— Task goal —
Only the lines between the line holding "Output the component" and the line holding "392.9, 402.8, 415.1];", both of those included, should be copied exactly; drop the pictures.

[Start Extracted material]

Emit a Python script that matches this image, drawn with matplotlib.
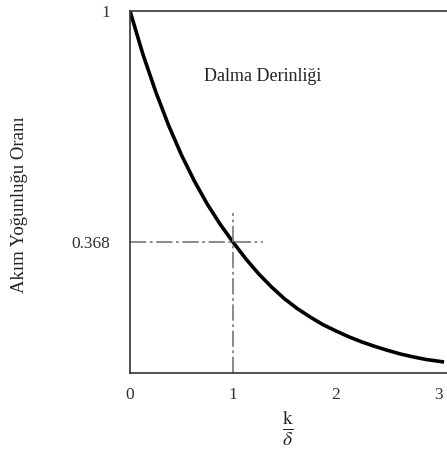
import numpy as np
import matplotlib
matplotlib.use('Agg')
import matplotlib.pyplot as plt

# values
kd = [0, 0.125, 0.25, 0.375, 0.5, 0.625, 0.75, 0.875, 1.0, 1.125, 1.25, 1.375,
      1.5, 1.625, 1.75, 1.875, 2.0, 2.125, 2.25, 2.375, 2.5, 2.625, 2.75,
      2.875, 3.0, 3.05]
oran = [1.000, 0.882, 0.779, 0.687, 0.606, 0.535, 0.472, 0.417, 0.368, 0.322,
        0.281, 0.245, 0.213, 0.186, 0.163, 0.142, 0.125, 0.109, 0.095, 0.083,
        0.072, 0.062, 0.054, 0.047, 0.042, 0.040]
x_ticks = [0, 1, 2, 3]
x_labels = ['0', '1', '2', '3']
y_ticks = [0.368, 1]
y_labels = ['0.368', '1']
x_mark = 1.0
y_mark = 0.368

plt.rcParams['font.family'] = ['Liberation Serif', 'DejaVu Serif']
plt.rcParams['mathtext.fontset'] = 'stix'

fig = plt.figure(figsize=(4.47, 4.50), dpi=100)
ax = fig.add_axes([130/447, 77/450, 317/447, 362/450])

ax.plot(kd, oran, color='black', lw=2.6, solid_capstyle='butt')

# crosshair at 1/e
gray = '#808080'
ax.plot([0, 1.29], [y_mark, y_mark], color=gray, lw=1.3, dashes=(9, 2, 1.5, 2))
ax.plot([x_mark, x_mark], [0.01, 0.447], color=gray, lw=1.3, dashes=(9, 2, 1.5, 2))

ax.set_xlim(0, 3.078)
ax.set_ylim(0.01, 1)
ax.set_xticks(x_ticks)
ax.set_xticklabels(x_labels)
ax.set_yticks(y_ticks)
ax.set_yticklabels(y_labels)
ax.tick_params(length=0, labelsize=12.5, colors='#333333', pad=10)
ax.tick_params(axis='y', pad=14)

for s in ['left', 'top', 'bottom']:
    ax.spines[s].set_color('#333333')
    ax.spines[s].set_linewidth(1.2)
ax.spines['right'].set_visible(False)

ax.text(0.72, 0.82, 'Dalma Derinliği', fontsize=13, color='#222222',
        va='center', ha='left')

fig.text(20/447, 1 - 205/450, 'Akım Yoğunluğu Oranı', rotation=90,
         fontsize=13.5, color='#222222', ha='center', va='center')
fig.text(288/447, 1 - 428/450, r'$\frac{\mathrm{k}}{\delta}$', fontsize=20,
         color='#222222', ha='center', va='center')

fig.savefig('out.png', dpi=100)
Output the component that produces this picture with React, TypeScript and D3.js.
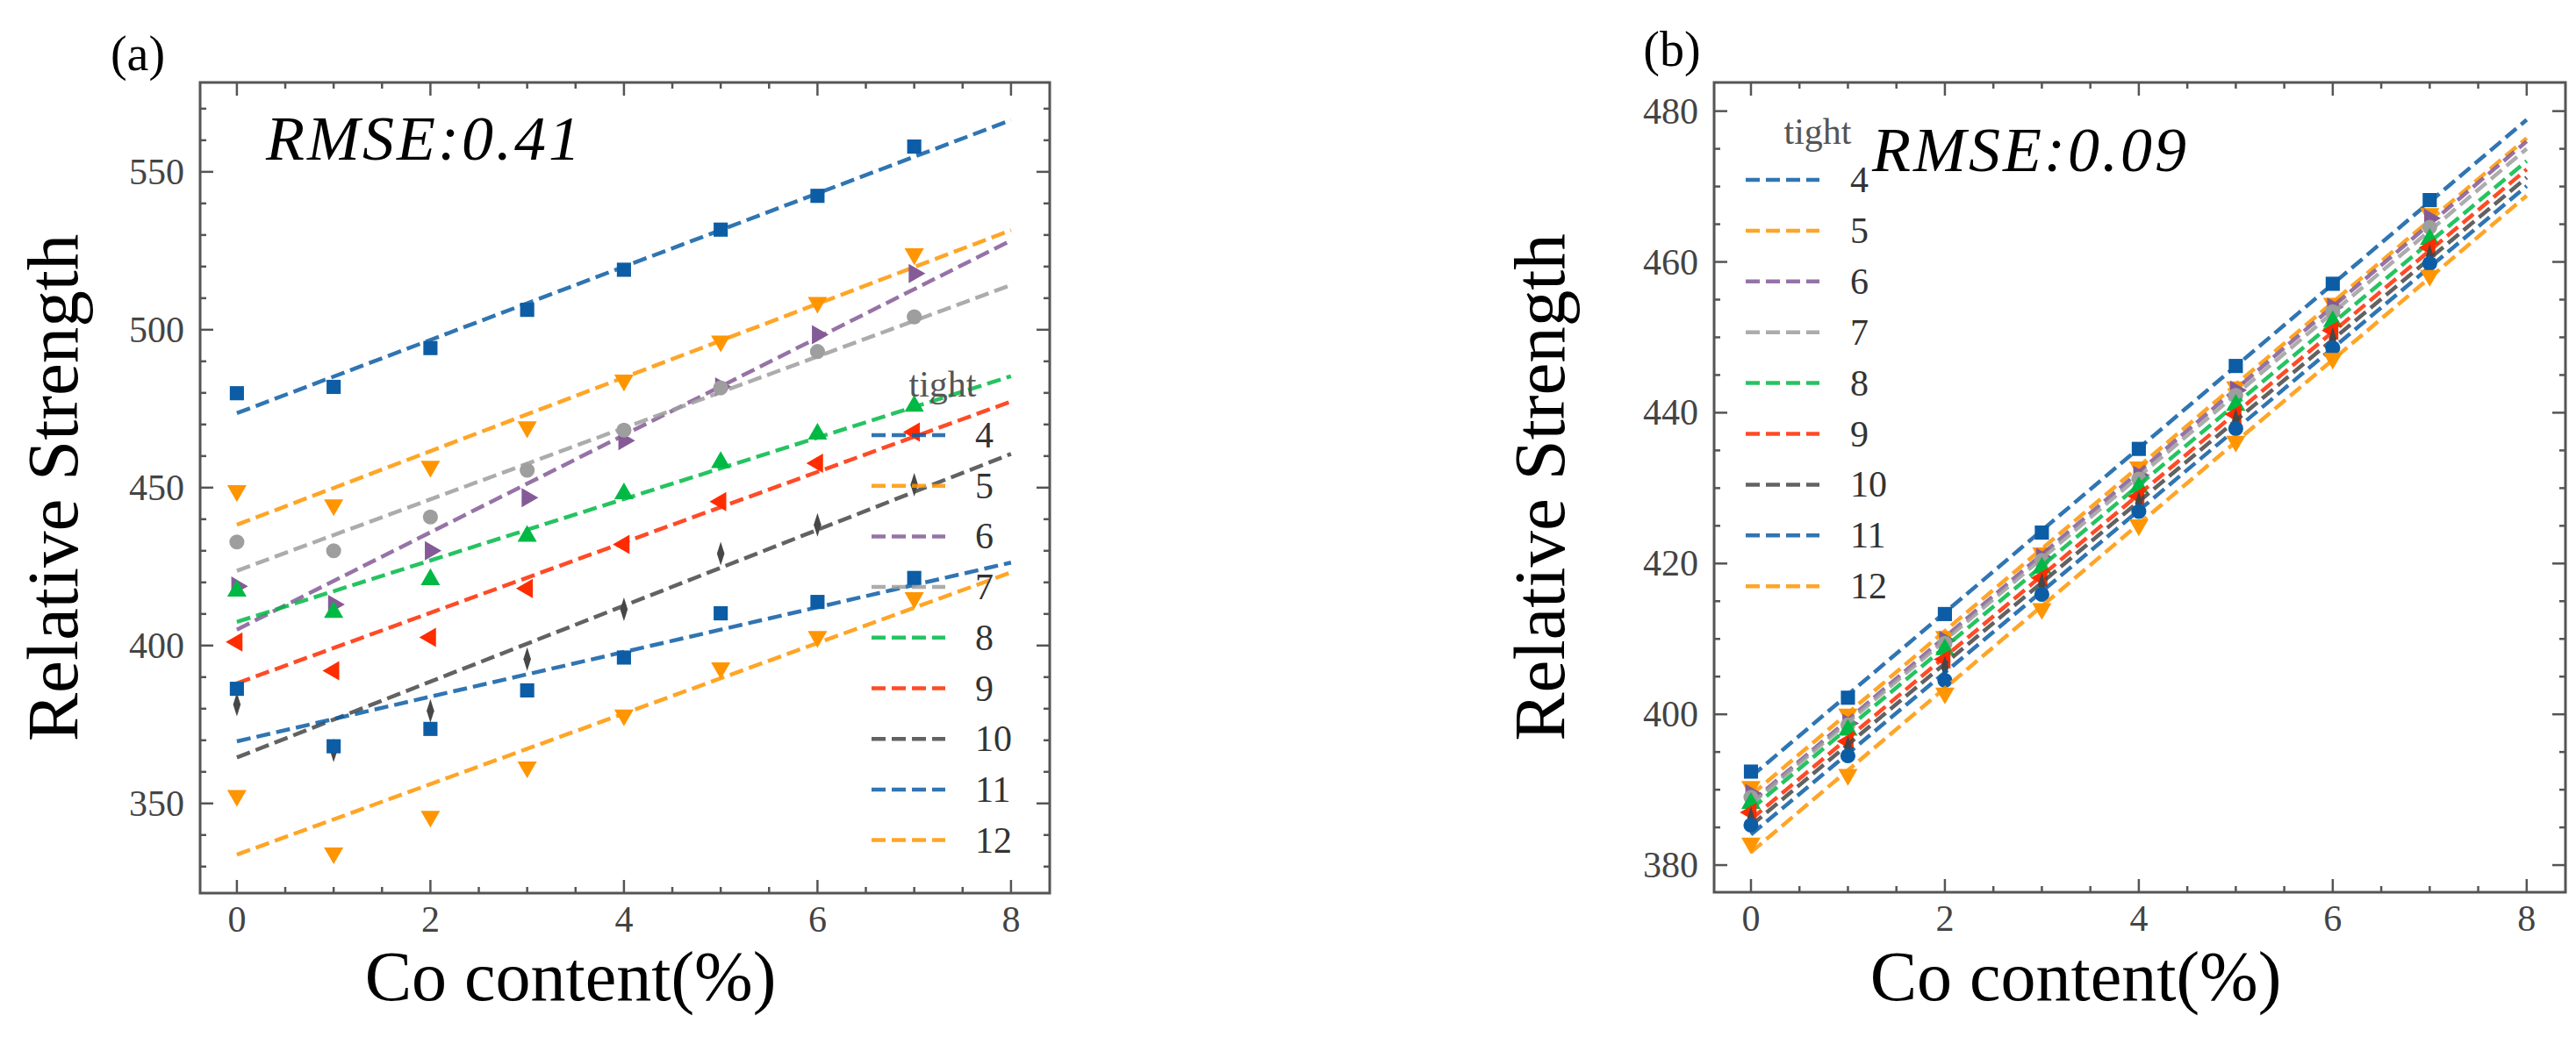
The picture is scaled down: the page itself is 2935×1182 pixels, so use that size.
import React from "react";
import * as d3 from "d3";

// Co content (%) at which each tight value was measured
const coContent = [0, 1, 2, 3, 4, 5, 6, 7];
const tightLabels = ["4", "5", "6", "7", "8", "9", "10", "11", "12"];
const seriesColors = [
  "#0C5DA5",
  "#FF9500",
  "#845B97",
  "#9e9e9e",
  "#00B945",
  "#FF2C00",
  "#474747",
  "#0C5DA5",
  "#FF9500",
];
const markersA = ["square", "down", "right", "circle", "up", "left", "thin", "square", "down"];
const markersB = ["square", "down", "right", "circle", "up", "left", "thin", "circle", "down"];

// panel (a) : RMSE 0.41
const strengthA4 = [479.9, 481.9, 494.2, 506.3, 519.0, 531.7, 542.4, 558.0];
const strengthA5 = [449.0, 444.5, 456.7, 469.2, 484.0, 496.4, 508.6, 524.0];
const strengthA6 = [418.8, 413.0, 430.0, 446.8, 464.9, 481.9, 498.4, 517.8];
const strengthA7 = [432.8, 430.0, 440.7, 455.5, 468.2, 481.6, 493.1, 504.1];
const strengthA8 = [417.3, 410.5, 420.9, 434.6, 448.1, 458.0, 467.0, 475.8];
const strengthA9 = [401.1, 392.0, 402.6, 418.1, 432.0, 445.6, 457.7, 467.6];
const strengthA10 = [381.3, 366.8, 379.3, 395.7, 411.5, 429.1, 438.2, 450.9];
const strengthA11 = [386.3, 368.1, 373.6, 385.8, 396.2, 410.2, 413.8, 421.4];
const strengthA12 = [352.5, 334.3, 345.9, 361.5, 378.0, 392.9, 402.8, 415.1];

// panel (b) : RMSE 0.09
const strengthB4 = [392.4, 402.2, 413.3, 424.1, 435.2, 446.2, 457.1, 468.2];
const strengthB5 = [390.4, 400.0, 410.3, 421.4, 432.8, 443.4, 454.5, 466.4];
const strengthB6 = [389.5, 398.8, 409.8, 420.8, 431.7, 443.0, 454.0, 465.8];
const strengthB7 = [389.0, 398.6, 409.4, 420.4, 431.2, 442.3, 453.4, 464.6];
const strengthB8 = [388.2, 397.9, 408.6, 419.4, 430.1, 441.0, 452.1, 463.0];
const strengthB9 = [387.0, 396.4, 407.3, 418.1, 428.9, 439.8, 450.9, 461.9];
const strengthB10 = [386.2, 395.6, 406.2, 417.2, 428.0, 439.0, 449.8, 460.8];
const strengthB11 = [385.3, 394.5, 404.5, 415.9, 426.9, 437.9, 448.6, 459.8];
const strengthB12 = [382.9, 392.0, 402.8, 414.0, 425.1, 436.2, 447.2, 458.2];

const xTicks = [0, 2, 4, 6, 8];
const yTicksA = [350, 400, 450, 500, 550];
const yTicksB = [380, 400, 420, 440, 460, 480];

const panelA = [strengthA4, strengthA5, strengthA6, strengthA7, strengthA8, strengthA9, strengthA10, strengthA11, strengthA12];
const panelB = [strengthB4, strengthB5, strengthB6, strengthB7, strengthB8, strengthB9, strengthB10, strengthB11, strengthB12];

const FONT = "'Liberation Serif', 'DejaVu Serif', serif";

// least squares line through the measured points
function fit(xs, ys) {
  let mx = d3.mean(xs);
  let my = d3.mean(ys);
  let num = d3.sum(xs, (x, i) => (x - mx) * (ys[i] - my));
  let den = d3.sum(xs, (x) => (x - mx) * (x - mx));
  let slope = num / den;
  return { slope, intercept: my - slope * mx };
}

function markerPath(kind) {
  if (kind === "square") return { d: d3.symbol(d3.symbolSquare, 260)(), rot: 0, sx: 1 };
  if (kind === "circle") return { d: d3.symbol(d3.symbolCircle, 230)(), rot: 0, sx: 1 };
  if (kind === "thin") return { d: d3.symbol(d3.symbolDiamond, 210)(), rot: 0, sx: 0.55 };
  let tri = d3.symbol(d3.symbolTriangle, 210)();
  let rot = { up: 0, down: 180, right: 90, left: -90 }[kind];
  return { d: tri, rot, sx: 1 };
}

function Panel({ box, yDomain, yTicks, yMinor, series, markers, legend, rmse, tag, labels }) {
  let x = d3.scaleLinear().domain([-0.38, 8.4]).range([box.left, box.right]);
  let y = d3.scaleLinear().domain(yDomain).range([box.bottom, box.top]);

  let xMinor = d3.range(0, 8.01, 0.5);
  let yMinorTicks = d3.range(Math.ceil(yDomain[0] / yMinor) * yMinor, yDomain[1], yMinor);

  let line = d3
    .line()
    .x((d) => x(d[0]))
    .y((d) => y(d[1]));

  let frameColor = "#555";

  return (
    <g>
      {/* panel tag */}
      <text x={tag.x} y={tag.y} fontFamily={FONT} fontSize={56} textAnchor="middle">
        {tag.text}
      </text>

      {/* series */}
      {series.map((vals, si) => {
        let f = fit(coContent, vals);
        let m = markerPath(markers[si]);
        return (
          <g key={si}>
            {vals.map((v, i) => (
              <path
                key={i}
                d={m.d}
                fill={seriesColors[si]}
                transform={`translate(${x(coContent[i])},${y(v)}) rotate(${m.rot}) scale(${m.sx},1)`}
              />
            ))}
            <path
              d={line([
                [0, f.intercept],
                [8, f.intercept + 8 * f.slope],
              ])}
              fill="none"
              stroke={seriesColors[si]}
              strokeOpacity={0.85}
              strokeWidth={4.5}
              strokeDasharray="16,7"
            />
          </g>
        );
      })}

      {/* frame */}
      <rect
        x={box.left}
        y={box.top}
        width={box.right - box.left}
        height={box.bottom - box.top}
        fill="none"
        stroke={frameColor}
        strokeWidth={3}
      />

      {/* x ticks, inward on bottom and top */}
      {xMinor.map((t) => {
        let major = xTicks.includes(t);
        let len = major ? 15 : 7;
        return (
          <g key={t}>
            <line x1={x(t)} x2={x(t)} y1={box.bottom} y2={box.bottom - len} stroke={frameColor} strokeWidth={2.5} />
            <line x1={x(t)} x2={x(t)} y1={box.top} y2={box.top + len} stroke={frameColor} strokeWidth={2.5} />
          </g>
        );
      })}
      {xTicks.map((t) => (
        <text
          key={t}
          x={x(t)}
          y={box.bottom + 30}
          fontFamily={FONT}
          fontSize={42}
          fill="#444"
          textAnchor="middle"
          dominantBaseline="central"
        >
          {t}
        </text>
      ))}

      {/* y ticks, inward on left and right */}
      {yMinorTicks.map((t) => {
        let major = yTicks.includes(Math.round(t));
        let len = major ? 15 : 7;
        return (
          <g key={t}>
            <line x1={box.left} x2={box.left + len} y1={y(t)} y2={y(t)} stroke={frameColor} strokeWidth={2.5} />
            <line x1={box.right} x2={box.right - len} y1={y(t)} y2={y(t)} stroke={frameColor} strokeWidth={2.5} />
          </g>
        );
      })}
      {yTicks.map((t) => (
        <text
          key={t}
          x={box.left - 18}
          y={y(t)}
          fontFamily={FONT}
          fontSize={42}
          fill="#444"
          textAnchor="end"
          dominantBaseline="central"
        >
          {t}
        </text>
      ))}

      {/* axis titles */}
      <text
        transform={`translate(${labels.yx},${(box.top + box.bottom) / 2}) rotate(-90)`}
        fontFamily={FONT}
        fontSize={83}
        textAnchor="middle"
      >
        Relative Strength
      </text>
      <text x={labels.xx} y={1140} fontFamily={FONT} fontSize={80} textAnchor="middle">
        Co content(%)
      </text>

      {/* RMSE */}
      <text x={rmse.x} y={rmse.y} fontFamily={FONT} fontStyle="italic" fontSize={72} letterSpacing={3}>
        {rmse.text}
      </text>

      {/* legend */}
      <text x={legend.titleX} y={legend.titleY} fontFamily={FONT} fontSize={42} fill="#555" textAnchor="middle" dominantBaseline="central">
        tight
      </text>
      {tightLabels.map((lab, i) => {
        let ly = legend.y0 + i * legend.step;
        return (
          <g key={lab}>
            <line
              x1={legend.x0}
              x2={legend.x0 + 84}
              y1={ly}
              y2={ly}
              stroke={seriesColors[i]}
              strokeOpacity={0.85}
              strokeWidth={4.5}
              strokeDasharray="16,7"
            />
            <text x={legend.textX} y={ly} fontFamily={FONT} fontSize={42} fill="#333" dominantBaseline="central">
              {lab}
            </text>
          </g>
        );
      })}
    </g>
  );
}

export default function App() {
  return (
    <svg
      width={2935}
      height={1182}
      viewBox="0 0 2935 1182"
      style={{ position: "absolute", left: 0, top: 0, background: "#fff" }}
    >
      <rect width={2935} height={1182} fill="#fff" />
      <Panel
        box={{ left: 228, right: 1196, top: 94, bottom: 1018 }}
        yDomain={[321.6, 578.3]}
        yTicks={yTicksA}
        yMinor={10}
        series={panelA}
        markers={markersA}
        tag={{ text: "(a)", x: 157, y: 80 }}
        rmse={{ text: "RMSE:0.41", x: 303, y: 182 }}
        legend={{ titleX: 1074, titleY: 438, x0: 993, textX: 1111, y0: 496, step: 57.7 }}
        labels={{ yx: 88, xx: 650 }}
      />
      <Panel
        box={{ left: 1953, right: 2923, top: 94, bottom: 1017 }}
        yDomain={[376.4, 483.8]}
        yTicks={yTicksB}
        yMinor={5}
        series={panelB}
        markers={markersB}
        tag={{ text: "(b)", x: 1905, y: 75 }}
        rmse={{ text: "RMSE:0.09", x: 2133, y: 195 }}
        legend={{ titleX: 2071, titleY: 150, x0: 1989, textX: 2108, y0: 205, step: 57.9 }}
        labels={{ yx: 1782, xx: 2365 }}
      />
    </svg>
  );
}
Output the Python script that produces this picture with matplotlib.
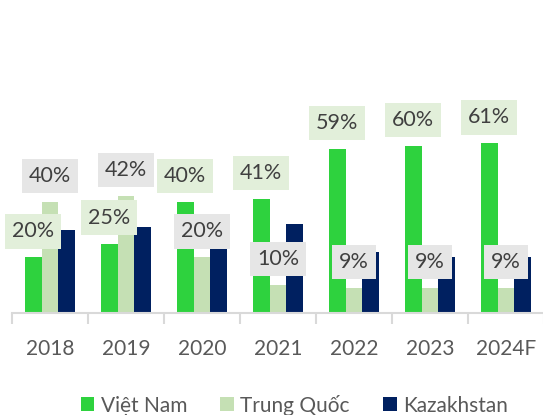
"""Grouped bar chart: market share by year, Viet Nam / Trung Quoc / Kazakhstan."""

import matplotlib

matplotlib.use("Agg")
import matplotlib.pyplot as plt
import numpy as np
from matplotlib.patches import Patch

years = ["2018", "2019", "2020", "2021", "2022", "2023", "2024F"]
series_names = ["Việt Nam", "Trung Quốc", "Kazakhstan"]
viet_nam = [20, 25, 40, 41, 59, 60, 61]
trung_quoc = [40, 42, 20, 10, 9, 9, 9]
kazakhstan = [30, 31, 25, 32, 22, 20, 20]

COLORS = ["#2ED23E", "#C5E0B4", "#002060"]
LABEL_BG = {"vn": "#E2EFDA", "cn": "#E6E6E6"}
TEXT = "#404040"
AXIS = "#D9D9D9"
FONT = "Lato"

plt.rcParams["font.family"] = [FONT, "DejaVu Sans"]

fig = plt.figure(figsize=(5.43, 4.15), dpi=100)
ax = fig.add_axes([12 / 543, 102 / 415, 532 / 543, 222.4 / 415])

x = np.arange(len(years))
width = 0.223
series = [viet_nam, trung_quoc, kazakhstan]
for i, (vals, color) in enumerate(zip(series, COLORS)):
    ax.bar(x + (i - 1) * width, vals, width, color=color, zorder=2)

# value labels, drawn above the bars
for vals, offset, bg in [(viet_nam, -1, LABEL_BG["vn"]), (trung_quoc, 0, LABEL_BG["cn"])]:
    for xi, v in zip(x, vals):
        ax.annotate(
            f"{v}%",
            xy=(xi + offset * width, v),
            xytext=(0, 26),
            textcoords="offset pixels",
            ha="center",
            va="center",
            fontsize=15.5,
            color=TEXT,
            annotation_clip=False,
            zorder=3,
            bbox=dict(boxstyle="square,pad=0.33", fc=bg, ec="none"),
        )

ax.set_xlim(-0.5, 6.5)
ax.set_ylim(0, 80)
ax.set_yticks([])
for side in ["top", "right", "left"]:
    ax.spines[side].set_visible(False)
ax.spines["bottom"].set_color(AXIS)
ax.spines["bottom"].set_linewidth(1.5)

ax.set_xticks(np.arange(-0.5, 7.0, 1.0))
ax.set_xticklabels([])
ax.tick_params(axis="x", which="major", length=8, width=1.5, color=AXIS)
ax.set_xticks(x, minor=True)
ax.set_xticklabels(years, minor=True, fontsize=15, color="#595959")
ax.tick_params(axis="x", which="minor", length=0, pad=19)

handles = [Patch(facecolor=c, edgecolor="none") for c in COLORS]
fig.legend(
    handles,
    series_names,
    loc="center",
    bbox_to_anchor=(0.542, 0.024),
    ncol=3,
    frameon=False,
    fontsize=15,
    labelcolor="#595959",
    handlelength=0.65,
    handleheight=0.65,
    handletextpad=0.3,
    columnspacing=1.6,
)

fig.savefig("out.png", dpi=100)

[End Extracted material]

— Complete answer —
Output the component that produces this picture with React, TypeScript and D3.js.
The picture is scaled down: the page itself is 2935×1182 pixels, so use that size.
import React from "react";
import * as d3 from "d3";

// Co content (%) at which each tight value was measured
const coContent = [0, 1, 2, 3, 4, 5, 6, 7];
const tightLabels = ["4", "5", "6", "7", "8", "9", "10", "11", "12"];
const seriesColors = [
  "#0C5DA5",
  "#FF9500",
  "#845B97",
  "#9e9e9e",
  "#00B945",
  "#FF2C00",
  "#474747",
  "#0C5DA5",
  "#FF9500",
];
const markersA = ["square", "down", "right", "circle", "up", "left", "thin", "square", "down"];
const markersB = ["square", "down", "right", "circle", "up", "left", "thin", "circle", "down"];

// panel (a) : RMSE 0.41
const strengthA4 = [479.9, 481.9, 494.2, 506.3, 519.0, 531.7, 542.4, 558.0];
const strengthA5 = [449.0, 444.5, 456.7, 469.2, 484.0, 496.4, 508.6, 524.0];
const strengthA6 = [418.8, 413.0, 430.0, 446.8, 464.9, 481.9, 498.4, 517.8];
const strengthA7 = [432.8, 430.0, 440.7, 455.5, 468.2, 481.6, 493.1, 504.1];
const strengthA8 = [417.3, 410.5, 420.9, 434.6, 448.1, 458.0, 467.0, 475.8];
const strengthA9 = [401.1, 392.0, 402.6, 418.1, 432.0, 445.6, 457.7, 467.6];
const strengthA10 = [381.3, 366.8, 379.3, 395.7, 411.5, 429.1, 438.2, 450.9];
const strengthA11 = [386.3, 368.1, 373.6, 385.8, 396.2, 410.2, 413.8, 421.4];
const strengthA12 = [352.5, 334.3, 345.9, 361.5, 378.0, 392.9, 402.8, 415.1];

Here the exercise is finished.